Vergilendirme, tapu sicil müdürlüğüne gönderilen bilgi formundan; …. bulunan işyeri vasfındaki taşınmazı 19.8.1998 tarihinde 2 milyar liraya iktisap ettiği, 23.10.2001 tarihinde 30 milyar liraya sattığı saptanan davacı adına, değinilen geçici 56’ncı madde uyarınca miktarı belirlenen değer artışı kazancının vergi idaresinin bilgisi dışında bırakılması nedeniyle yapılmıştır. Davacı, taşınmazın iktisap bedelinin 12,5 milyar lira olduğunu ve tapu harcını düşük tutmak amacıyla 2 milyar lira beyan edildiğini iddia ederek dava açmıştır.
Türk Medeni Kanununun 7’nci maddesinde; resmi sicil ve senetlerin, belgeledikleri olguların doğruluğuna kanıt oluşturacağı, bunların doğru olmadığının, kanunlarında başka bir hüküm bulunmadıkça herhangi bir şekle bağlı olmaksızın kanıtlanabileceği düzenlenmiştir.
Türk hukukunda, yukarıda belirtilen kural nedeniyle içerdiği konuda kesin kanıt değeri taşıyan tapu kayıtlarının, dayandığı olguların doğru olmadığını kanıtlama koşullarının vergilendirme alanında bağlı olduğu kural, Vergi Usul Kanununun 3’üncü maddesinin (B) bendinde yer almaktadır. Sözü geçen kural; vergilendirmede vergiyi doğuran olay ve bu olaya ilişkin hukuki muamelelerin gerçek mahiyetinin esas olmasını ve yemin dışındaki delillerden herhangi biriyle kanıtlanabilmesine olanak tanımakla birlikte, ekonomik, ticari ve teknik gereklere uygun düşmeyen iddiaların, ileri süren tarafından kanıtlanmasını kurala bağlamıştır.
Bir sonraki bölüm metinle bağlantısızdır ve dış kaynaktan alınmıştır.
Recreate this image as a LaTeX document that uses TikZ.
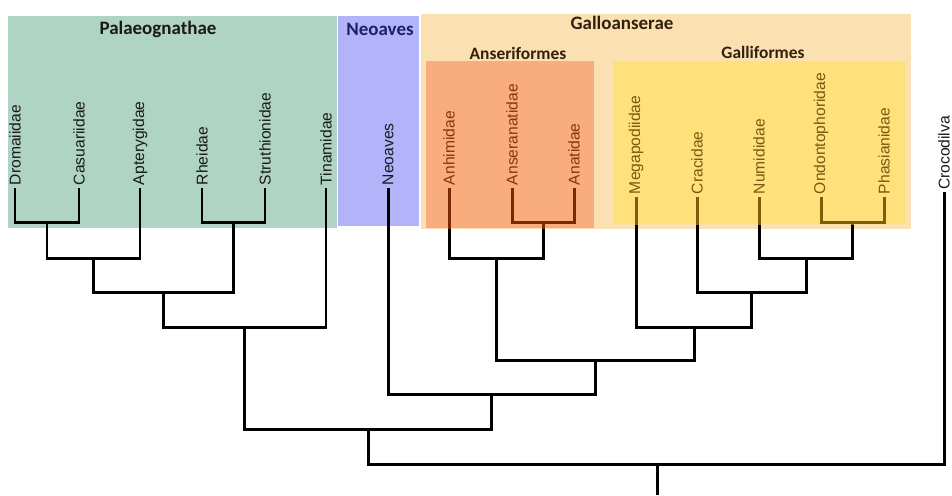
\documentclass[tikz,border=0pt]{standalone}
\usepackage{fontspec}
\setmainfont{Liberation Sans}
\newfontfamily\cladefont{Carlito}
\usepackage{tikz}
\definecolor{palaeofill}{RGB}{176,212,196}
\definecolor{neofill}{RGB}{179,179,250}
\definecolor{gallofill}{RGB}{251,224,178}
\definecolor{anserfill}{RGB}{249,173,126}
\definecolor{gallifill}{RGB}{255,224,122}
\definecolor{neotext}{RGB}{25,35,100}
\definecolor{gallotext}{RGB}{50,32,15}
\definecolor{ansertext}{RGB}{140,50,15}
\definecolor{gallitext}{RGB}{120,90,15}
\definecolor{anserline}{RGB}{125,40,5}
\definecolor{galliline}{RGB}{125,95,10}
\tikzstyle{branch}=[line width=1.7pt,black]
\tikzstyle{leaf}=[rotate=90,anchor=west,inner sep=1.5pt,text=black!90,font=\fontsize{8.9}{10}\selectfont]
\tikzstyle{clade}=[inner sep=0pt,font=\cladefont\bfseries\fontsize{10.8}{12}\selectfont]
\tikzstyle{subclade}=[inner sep=0pt,text=gallotext,font=\cladefont\bfseries\fontsize{9.9}{11}\selectfont]

\begin{document}
\begin{tikzpicture}[x=0.02cm,y=-0.02cm]
        \useasboundingbox (0,0) rectangle (952,495);
        \fill[palaeofill] (8,16) rectangle (337,228);
        \fill[neofill] (338,16) rectangle (419,226);
        \fill[gallofill] (421,14) rectangle (911,229);
        \fill[anserfill] (426,61) rectangle (594,228);
        \fill[gallifill] (613,61) rectangle (906,224);
        \node[clade,text=black!90] (palaeo) at (158,29) {Palaeognathae};
        \node[clade,text=neotext] (neognath) at (380,29) {Neoaves};
        \node[clade,text=gallotext] (gallo) at (622,23) {Galloanserae};
        \node[subclade] (anser) at (518,53) {Anseriformes};
        \node[subclade] (galli) at (763,52) {Galliformes};
        \foreach \n/\t/\x in {dro/Dromaiidae/15,cas/Casuariidae/79,apt/Apterygidae/140,rhe/Rheidae/202,str/Struthionidae/265,tin/Tinamidae/326,neo/Neoaves/388}
            \node[leaf] (\n) at (\x,188) {\t};
        \foreach \n/\t/\x in {anh/Anhimidae/449,ansn/Anseranatidae/512,anat/Anatidae/574}
            \node[leaf,text=ansertext] (\n) at (\x,188) {\t};
        \foreach \n/\t/\x in {meg/Megapodiidae/636,cra/Cracidae/697,num/Numididae/759,ond/Ondontophoridae/821,pha/Phasianidae/884}
            \node[leaf,text=gallitext] (\n) at (\x,197) {\t};
        \node[leaf,inner sep=1pt] (cro) at (944,192) {Crocodilva};
        \coordinate (j1) at (47,222);
        \coordinate (j2) at (233.5,222);
        \coordinate (j3) at (93.5,258);
        \coordinate (j4) at (163.5,292);
        \coordinate (j5) at (244.5,327);
        \coordinate (a1) at (543,222);
        \coordinate (a2) at (496,258);
        \coordinate (g1) at (852.5,222);
        \coordinate (g2) at (806,258);
        \coordinate (g3) at (751.5,292);
        \coordinate (g4) at (694,327);
        \coordinate (n1) at (595,360);
        \coordinate (n2) at (491.5,394);
        \coordinate (n3) at (368,429);
        \coordinate (root) at (657,464);
        \coordinate (base) at (657,495);
        \draw[branch] (dro.west) |- (j1) -| (cas.west);
        \draw[branch] (rhe.west) |- (j2) -| (str.west);
        \draw[branch] (j1) |- (j3) -| (apt.west);
        \draw[branch] (j3) |- (j4) -| (j2);
        \draw[branch] (j4) |- (j5) -| (tin.west);
        \draw[branch] (ansn.west) |- (a1) -| (anat.west);
        \draw[branch] (anh.west) |- (a2) -| (a1);
        \draw[branch] (ond.west) |- (g1) -| (pha.west);
        \draw[branch] (num.west) |- (g2) -| (g1);
        \draw[branch] (cra.west) |- (g3) -| (g2);
        \draw[branch] (meg.west) |- (g4) -| (g3);
        \draw[branch] (a2) |- (n1) -| (g4);
        \draw[branch] (neo.west) |- (n2) -| (n1);
        \draw[branch] (j5) |- (n3) -| (n2);
        \draw[branch] (n3) |- (root) -| (cro.west);
        \draw[branch] (root) -- (base);
        \begin{scope}
            \clip (426,61) rectangle (594,228);
            \draw[branch,anserline] (ansn.west) |- (a1) -| (anat.west);
            \draw[branch,anserline] (anh.west) |- (a2) -| (a1);
        \end{scope}
        \begin{scope}
            \clip (613,61) rectangle (906,224);
            \draw[branch,galliline] (ond.west) |- (g1) -| (pha.west);
            \draw[branch,galliline] (num.west) |- (g2) -| (g1);
            \draw[branch,galliline] (cra.west) |- (g3) -| (g2);
            \draw[branch,galliline] (meg.west) |- (g4) -| (g3);
        \end{scope}
\end{tikzpicture}
\end{document}
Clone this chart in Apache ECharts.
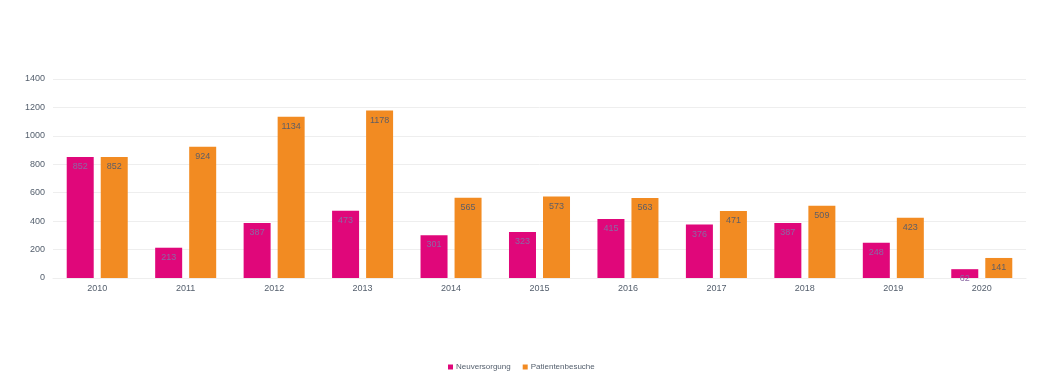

Doğruluğuna, yukarıda değinilen düzenleme ile kanıt değeri tanınan tapu sicilinde tescil edilen, satıcı ile alıcının tapu memuru önünde beyan ve imzalarıyla doğruladıkları ve 2 milyar lira olan iktisap bedelinin, gerçekte 12,5 milyar lira olduğunu kanıtlama yükü davacıya ait olmasına rağmen bu konuda iddiadan öte bir kanıt sunulmamıştır.
Vergi mahkemesi, 11.10.2005 tarihli ara kararı ile … Esnaf ve Sanatkarlar Odasından, davacının iktisap tarihindeki değeri ihtilaflı olan taşınmazın satın alma tarihi itibarıyla rayiç değerini sorduğu ara kararına cevaben, 21.11.2005 günlü ve I-1292 sayılı yazıda; rayiç değerinin bildirilmesi istenen taşınmazın 19.8.1998 tarihindeki değerinin … Emlak Komisyoncuları Odasından sorulduğu, adı geçen Odanın tarihsiz ve 7 sayılı yazısının eklenerek gönderildiği saptanmaktadır. Mahkeme tarafından bilgi istenen Birliğin, istenen konuda bilgi veremeyeceği için bir başka odadan sorularak verilen yanıt ve eklerinden, 1998 yılında m2 birim fiyatını 70 YTL bildiren Emlak Komisyoncuları Odasına ait (7) sayılı ancak, tarihsiz yazının Odanın 637 sayılı üyesi olan bir kimse tarafından hazırlanmakla birlikte, hangi araştırma ve incelemeye dayandığı dahi gösterilmemiştir. Sözü edilen yazı, tapu kaydına işlenen iktisap bedelinin doğru olmadığını kanıtlayacak bir delil kabul edilemeyeceğinden, tarhiyatın bu yazıda bildirilen m2 birim fiyatlarına göre değiştirilmesi hukuka uygun düşmez. Kaldı ki, davalı idarenin savunma ekinde sunduğu belgelerle, 4369 sayılı Yasa ile getirilen düzenlemenin yürürlükte olduğu tarihte verilen 1998 yılına ait emlak vergisi beyannamesinde davacı tarafından, söz konusu taşınmazın emlak vergi değerinin 12,5 milyar lira değil, 2 milyar lira beyan edildiği de kanıtlandığından, vergi mahkemesi kararının bozulması gerekmiştir.
Açıklanan nedenlerle temyiz isteminin kabulüyle … Vergi Mahkemesinnin … gün ve E:…, K:… sayılı kararının bozulmasına, 492 sayılı Harçlar Kanununun 13’üncü maddesinin (j) bendi parantez içi hükmü uyarınca alınması gereken harç dahil olmak üzere yargılama giderlerinin yeniden verilecek kararda karşılanması gerektiğine 3.10.2007 gününde oybirliğiyle karar verildi.